Galicia TV
- Country: Spain
- Broadcast area: Americas Europe
- Headquarters: Santiago de Compostela

Programming
- Language: Galician
- Picture format: 720p HDTV

Ownership
- Owner: CRTVG
- Sister channels: Televisión de Galicia tvG2

History
- Launched: 1 April 1997 (Americas) 15 September 1997 (Europe)

Links
- Website: agalega.gal

= Galicia TV =

International television channel of Televisión de Galicia

Galicia TV is an international television channel owned and operated by Televisión de Galicia S.A., the television subsidiary of Corporación Radio e Televisión de Galicia (CRTVG). It delivers two separate programming feeds (Galicia TV Europa and Galicia TV América) through subscription television operators and the internet.

The channel is distributed in several European countries by Canal+ subsidiary Thema, in Spain by Vodafone España through its subsidiary Overon, and in Portugal by NOS.

== History ==
TVG was one of the three strategic partners in the Galeusca satellite project for the Americas, alongside Euskal Telebista and Televisió de Catalunya. On 1 April 1997, it began broadcasting a satellite channel of its own, Galicia TV, for the Americas, leaving the Galeusca channel up to ETB and TVC. The project cost 120 million pesetas

TVG had plans to begin the satellite channel for Europe as far back as 1996, when it held negotiations alongside ETB and TVC to start a regular service. The European plan implied a full service after the launch of Galeusca for America. The European feed of the channel started broadcasting on 15 September 1997, coinciding with the launch of Vía Digital.

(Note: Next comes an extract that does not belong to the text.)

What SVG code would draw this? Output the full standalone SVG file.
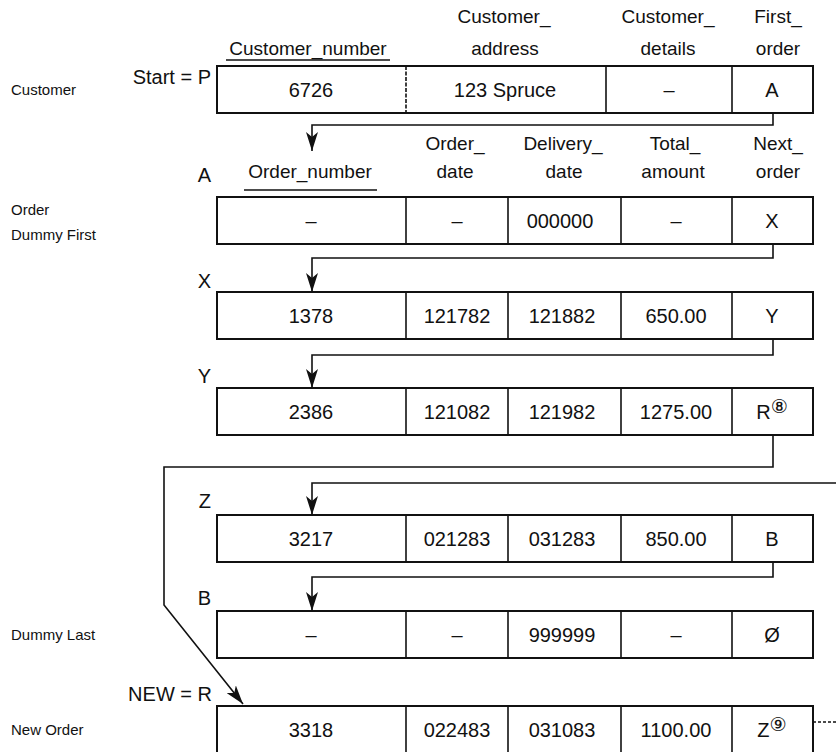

In September 2013, Cablevisión Argentina moved Galicia TV América exclusively to its digital service, part of a higher-end package, which most of the audience could not afford.

As of March 2015, "more than one million people" watched Galicia TV, 235,000 of them within other autonomous communities of Spain. The satellite footprint for Europe and North Africa covered 42 million households (of which 1,7 million were in Portugal, on cable companies); while in Argentina, it was distributed to 3 million households, 200,000 in Uruguay and 100,000 in Mexico.

On 14 August 2025, Galicia TV Europa ceased satellite distribution on Astra. The Galician diaspora in Europe criticized the decision: one immigrant noted that the TVG app delivered the signal in standard definition, whereas the satellite signal was delivered in high definition. Galician associations in Europe, such as As Xeitosiñas de Zurich, demanded the return of the satellite feed.